I pondered the above question as I walked to the (excellent) Concours of Elegance at Hampton Court last weekend and an assortment of exotic cars drove up the road and into the car park with their look-at-me registrations.

I’ll admit that I wrestled a little with my conscience as I looked on disdainfully - they’ve bought the car, after all, so why can’t they do what they want with it? And if I’m happy to defend a McLaren-buying billionaire for painting his new car fuchsia for exactly that reason, why should I curl a lip at a personalised numberplate?

Yet, almost without exception, I find them an irritating addendum, an exercise in willy-waving while also taking attention from the car itself, which at the rarefied end of the market at least, should always be the centre of attention.

Sometimes they are unfathomable, meaningless to all but their owner, which prompts me to wonder why they bothered buying it in the first place. At other times they are so obvious in their intentions that, to my mind, they offer nothing more than an unendearingly cartoonish air to proceedings, or end up looking like a mobile advert for the car maker.

After more thought, though, I do reckon there are some combinations that can be forgiven. A crassly obvious ‘V12 BULL’ on a Lamborghini Aventador, for instance, just adds another dimension to a car that was designed to appeal to teenage boys anyway. Why not go the whole hog (so long as you’ve ticked the yellow paint and loud exhaust option boxes)? 

And, chosen carefully, something subtle on a modern-day Aston Martin works, too.

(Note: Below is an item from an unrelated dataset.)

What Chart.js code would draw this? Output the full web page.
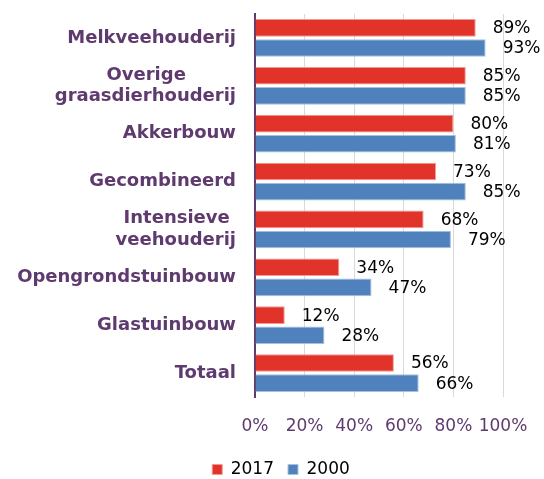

I’m thinking something not too short, not spelling anything out, just a few letters and numbers that don’t give the car’s age away. The firm’s design lead, Marek Reichman, has long been criticised for creating cars that all look the same, but to my mind they are all enduringly beautiful (albeit some are more beautiful than others); sticking a conventional numberplate on one could dampen that enthusiasm a fraction, by ageing the car. Mona Lisa doesn’t age - and nor should an Aston Martin have to.

After a day walking around the Hampton Court gardens, I also concluded that my prejudices only apply to cars that carry modern numberplates, too. Go beyond today’s black on white or yellow plates, and the same rules don’t apply: these are cars that have earned their spurs, and owners who have poured their finances and (I’d hope) soul into cherishing them.